We need to get RCV passed at the state level in at least 33 states, then we can get rid of FPTP at the federal level, and actually force some change
oh if it’s that simple then lets just do that. surely we can bang it out in a weekend.
Thinking like this is the reason the 2 party system is still in place today
thinking realistically about the likelihood of getting ~= 80 million people to vote for any one third party, or thinking realistically about the likelihood of getting those two parties to agree to vote their own power away?
It is possible to fight for RCV while working within the system we have in the meantime.
Nobody said it was simple, but yes. Let’s do that.
Doing the easy thing is what’s got us to where we are.

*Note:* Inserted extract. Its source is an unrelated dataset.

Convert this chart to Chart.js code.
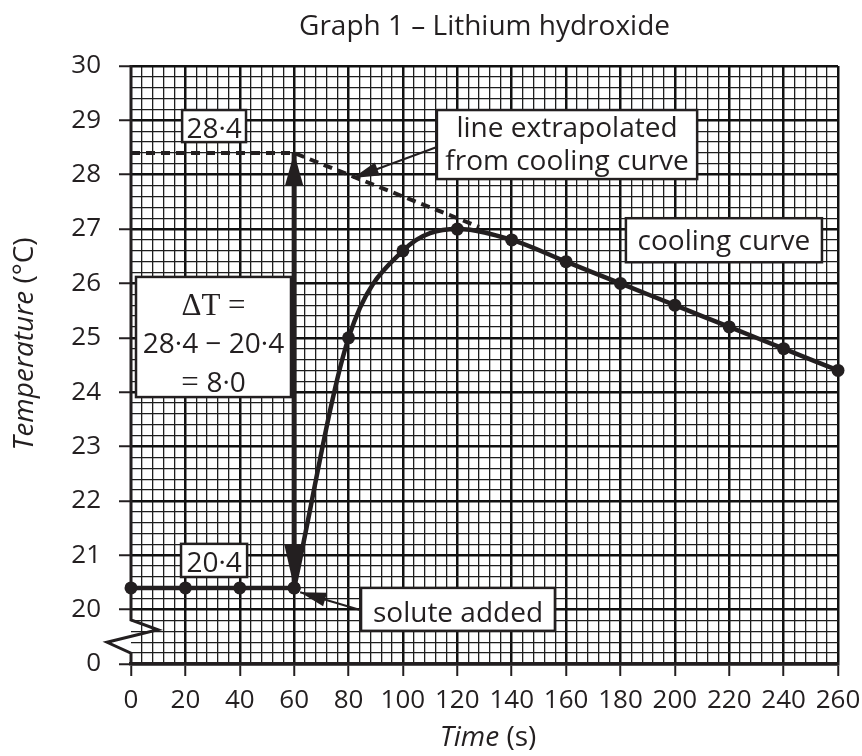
<!DOCTYPE html>
<html>
<head>
<meta charset="utf-8">
<script src="https://cdn.jsdelivr.net/npm/chart.js@4.4.0/dist/chart.umd.min.js"></script>
<style>
html, body { margin: 0; padding: 0; background: #fff; }
</style>
</head>
<body>
<canvas id="graph1" width="862" height="756"></canvas>
<script>
// values
var timeFlat = [0, 20, 40, 60];
var tempFlat = [20.4, 20.4, 20.4, 20.4];
var timeCurve = [60, 80, 100, 120, 140, 160, 180, 200, 220, 240, 260];
var tempCurve = [20.4, 25.0, 26.6, 27.0, 26.8, 26.4, 26.0, 25.6, 25.2, 24.8, 24.4];
// cooling line carried back to the time of mixing
var timeExtrap = [0, 60, 128];
var tempExtrap = [28.4, 28.4, 27.04];
// delta T arrow
var timeDelta = [60, 60];
var tempDelta = [20.4, 28.4];

var xTickValues = [0, 20, 40, 60, 80, 100, 120, 140, 160, 180, 200, 220, 240, 260];
var xTickLabels = ["0", "20", "40", "60", "80", "100", "120", "140", "160", "180", "200", "220", "240", "260"];
var yTickValues = [19, 20, 21, 22, 23, 24, 25, 26, 27, 28, 29, 30];
var yTickLabels = ["0", "20", "21", "22", "23", "24", "25", "26", "27", "28", "29", "30"];

var ink = "#231f20";
var sans = "'Open Sans', sans-serif";
var serif = "'Liberation Serif', 'DejaVu Serif', serif";

function toXY(xs, ys){
    var out = [];
    for (let i = 0; i < xs.length; i++){
        out.push({x: xs[i], y: ys[i]});
    }
    return out;
}

function lookup(v, values, labels){
    var r = Math.round(v * 1000) / 1000;
    var i = values.indexOf(r);
    return i >= 0 ? labels[i] : "";
}

function isMajor(v, step){
    return Math.abs(v / step - Math.round(v / step)) < 1e-6;
}

// text helpers
function drawRuns(ctx, runs, cx, baseline){
    var total = 0;
    runs.forEach(function(r){ ctx.font = r.font; total += ctx.measureText(r.text).width; });
    var x = cx - total / 2;
    ctx.textBaseline = "alphabetic";
    ctx.textAlign = "left";
    runs.forEach(function(r){
        ctx.font = r.font;
        ctx.fillText(r.text, x, baseline);
        x += ctx.measureText(r.text).width;
    });
}

function arrowHead(ctx, tx, ty, fx, fy, len, half){
    var a = Math.atan2(ty - fy, tx - fx);
    var bx = tx - Math.cos(a) * len, by = ty - Math.sin(a) * len;
    ctx.beginPath();
    ctx.moveTo(tx, ty);
    ctx.lineTo(bx + Math.sin(a) * half, by - Math.cos(a) * half);
    ctx.lineTo(bx - Math.sin(a) * half, by + Math.cos(a) * half);
    ctx.closePath();
    ctx.fill();
}

// labelled boxes, corners in data units, text baselines in px from the box top
var notes = [
    {box: [18.8, 29.19, 42.3, 28.60], lines: [{dy: 28, runs: [{text: "28·4", font: "28px " + sans}]}]},
    {box: [18.4, 21.21, 42.7, 20.60], lines: [{dy: 28, runs: [{text: "20·4", font: "28px " + sans}]}]},
    {box: [1.84, 26.12, 58.84, 23.91], lines: [
        {dy: 38, runs: [{text: "ΔT =", font: "31px " + serif}]},
        {dy: 76, runs: [{text: "28·4 − 20·4", font: "28px " + sans}]},
        {dy: 115, runs: [{text: "= ", font: "31px " + serif}, {text: "8·0", font: "28px " + sans}]}
    ]},
    {box: [112.5, 29.19, 208.2, 27.92], lines: [
        {dy: 27, runs: [{text: "line extrapolated", font: "28px " + sans}]},
        {dy: 60, runs: [{text: "from cooling curve", font: "28px " + sans}]}
    ]},
    {box: [182.0, 27.20, 254.1, 26.39], lines: [{dy: 32, runs: [{text: "cooling curve", font: "28px " + sans}]}]},
    {box: [84.6, 20.40, 155.9, 19.61], lines: [{dy: 34, runs: [{text: "solute added", font: "28px " + sans}]}]}
];
var pointers = [
    {from: [112.5, 28.51], to: [81.6, 27.94]},
    {from: [84.6, 19.99], to: [62.2, 20.32]}
];
// y axis with the broken section between 0 and 20
var axisBreak = [[0, 30], [0, 19.81], [9.9, 19.63], [-8.8, 19.40], [0, 19.2], [0, 19]];

var notesPlugin = {
    id: "notes",
    beforeDatasetsDraw: function(chart){
        var ctx = chart.ctx, xs = chart.scales.x, ys = chart.scales.y;
        ctx.save();
        ctx.strokeStyle = ink;
        ctx.lineWidth = 3;
        ctx.beginPath();
        axisBreak.forEach(function(p, i){
            var px = xs.getPixelForValue(p[0]), py = ys.getPixelForValue(p[1]);
            if (i == 0) ctx.moveTo(px, py - 1); else ctx.lineTo(px, py);
        });
        ctx.stroke();
        ctx.restore();
    },
    afterDatasetsDraw: function(chart){
        var ctx = chart.ctx, xs = chart.scales.x, ys = chart.scales.y;
        ctx.save();
        ctx.fillStyle = ink;
        ctx.strokeStyle = ink;
        // heads of the delta T arrow
        var ax = xs.getPixelForValue(timeDelta[0]);
        var yTop = ys.getPixelForValue(tempDelta[1]), yBot = ys.getPixelForValue(tempDelta[0]);
        arrowHead(ctx, ax, yTop, ax, yTop + 50, 32, 9);
        arrowHead(ctx, ax, yBot, ax, yBot - 50, 44, 10);
        // pointer arrows
        ctx.lineWidth = 2;
        pointers.forEach(function(p){
            var fx = xs.getPixelForValue(p.from[0]), fy = ys.getPixelForValue(p.from[1]);
            var tx = xs.getPixelForValue(p.to[0]), ty = ys.getPixelForValue(p.to[1]);
            ctx.beginPath();
            ctx.moveTo(fx, fy);
            ctx.lineTo(tx, ty);
            ctx.stroke();
            arrowHead(ctx, tx, ty, fx, fy, 26, 7);
        });
        // boxes
        notes.forEach(function(n){
            var x1 = xs.getPixelForValue(n.box[0]), y1 = ys.getPixelForValue(n.box[1]);
            var x2 = xs.getPixelForValue(n.box[2]), y2 = ys.getPixelForValue(n.box[3]);
            ctx.fillStyle = "#fff";
            ctx.fillRect(x1, y1, x2 - x1, y2 - y1);
            ctx.lineWidth = 2.5;
            ctx.strokeStyle = ink;
            ctx.strokeRect(x1, y1, x2 - x1, y2 - y1);
            ctx.fillStyle = ink;
            n.lines.forEach(function(l){
                drawRuns(ctx, l.runs, (x1 + x2) / 2, y1 + l.dy);
            });
        });
        ctx.restore();
    },
    afterDraw: function(chart){
        var ctx = chart.ctx;
        ctx.save();
        ctx.fillStyle = ink;
        drawRuns(ctx, [{text: "Time", font: "italic 28px " + sans}, {text: " (s)", font: "28px " + sans}], 488, 746);
        ctx.translate(33, 344);
        ctx.rotate(-Math.PI / 2);
        drawRuns(ctx, [{text: "Temperature", font: "italic 28px " + sans}, {text: " (°C)", font: "28px " + sans}], 0, 0);
        ctx.restore();
    }
};

function gridColor(step, hideZero){
    return function(c){
        var v = c.tick.value;
        if (hideZero && v == 0) return "rgba(0,0,0,0)";
        return isMajor(v, step) ? "#111111" : "#1e1e1e";
    };
}
function gridWidth(step){
    return function(c){ return isMajor(c.tick.value, step) ? 2.5 : 1.3; };
}
function tickColor(step){
    return function(c){ return isMajor(c.tick.value, step) ? ink : "rgba(0,0,0,0)"; };
}
function noPadding(s){
    s.paddingLeft = 0; s.paddingRight = 0; s.paddingTop = 0; s.paddingBottom = 0;
}

function init(){
    Chart.defaults.font.family = sans;
    Chart.defaults.color = ink;
    var pointStyle = {pointRadius: 6.5, pointHoverRadius: 6.5, pointBackgroundColor: ink, pointBorderWidth: 0};
    new Chart("graph1", {
        type: "line",
        data: {
            datasets: [
                Object.assign({data: toXY(timeFlat, tempFlat), borderColor: ink, borderWidth: 4.5, tension: 0, clip: false}, pointStyle),
                Object.assign({data: toXY(timeCurve, tempCurve), borderColor: ink, borderWidth: 4.5, cubicInterpolationMode: "monotone", clip: false}, pointStyle),
                {data: toXY(timeExtrap, tempExtrap), borderColor: ink, borderWidth: 4, borderDash: [9, 6], pointRadius: 0, tension: 0},
                {data: toXY(timeDelta, tempDelta), borderColor: ink, borderWidth: 5, pointRadius: 0, tension: 0}
            ]
        },
        options: {
            responsive: false,
            animation: false,
            events: [],
            layout: {padding: {left: 0, right: 24, top: 0, bottom: 0}},
            plugins: {
                legend: {display: false},
                tooltip: {enabled: false},
                title: {
                    display: true,
                    text: "Graph 1 – Lithium hydroxide",
                    fullSize: false,
                    color: ink,
                    font: {size: 28, weight: "normal", family: sans},
                    padding: {top: 10, bottom: 22.4}
                }
            },
            scales: {
                x: {
                    type: "linear",
                    min: 0,
                    max: 260,
                    afterFit: function(s){ s.height = 92; noPadding(s); },
                    ticks: {
                        stepSize: 4,
                        maxTicksLimit: 200,
                        autoSkip: false,
                        maxRotation: 0,
                        minRotation: 0,
                        padding: 9,
                        color: ink,
                        font: {size: 26},
                        callback: function(v){ return lookup(v, xTickValues, xTickLabels); }
                    },
                    grid: {
                        color: gridColor(20, true),
                        lineWidth: gridWidth(20),
                        tickColor: tickColor(20),
                        tickLength: 12,
                        tickWidth: 2
                    },
                    border: {display: true, color: ink, width: 3.5}
                },
                y: {
                    type: "linear",
                    min: 19,
                    max: 30,
                    afterFit: function(s){ s.width = 131; noPadding(s); },
                    ticks: {
                        stepSize: 0.2,
                        maxTicksLimit: 200,
                        autoSkip: false,
                        padding: 18,
                        color: ink,
                        font: {size: 26},
                        callback: function(v){ return lookup(v, yTickValues, yTickLabels); }
                    },
                    grid: {
                        color: gridColor(1, false),
                        lineWidth: gridWidth(1),
                        tickColor: tickColor(1),
                        tickLength: 12,
                        tickWidth: 2
                    },
                    border: {display: false}
                }
            }
        },
        plugins: [notesPlugin]
    });
}

if (document.fonts && document.fonts.load){
    Promise.all([
        document.fonts.load("28px 'Open Sans'"),
        document.fonts.load("italic 28px 'Open Sans'"),
        document.fonts.load("31px 'Liberation Serif'")
    ]).then(init, init);
} else {
    init();
}
</script>
</body>
</html>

can you pull it off in under a year? because in a year we’re gonna have a presidential election and one of the leading candidates is someone whose already been determined by a court to have engaged in insurrection and has said that he’ll have the military suppress protests starting day one and will replace 50,000 government functionaries with people whose only qualification is that they’re loyal to him personally. his friends tell me every day that god has commanded them to kill me 😀
force some change
RCV favors moderates and promotes political stability. That’s kinda the opposite of a revolution.
RCV does the opposite, actually. It exhibits center squeeze, where centrists are often eliminated early even if more people prefer them over the eventual winner.
What might help to effect this change? If I’m not mistaken, a number of states are almost under single-party rule, particularly those that might benefit most from this kind of change.
Is it something that may be built up from a municipal to county to state level to then establish on a national level?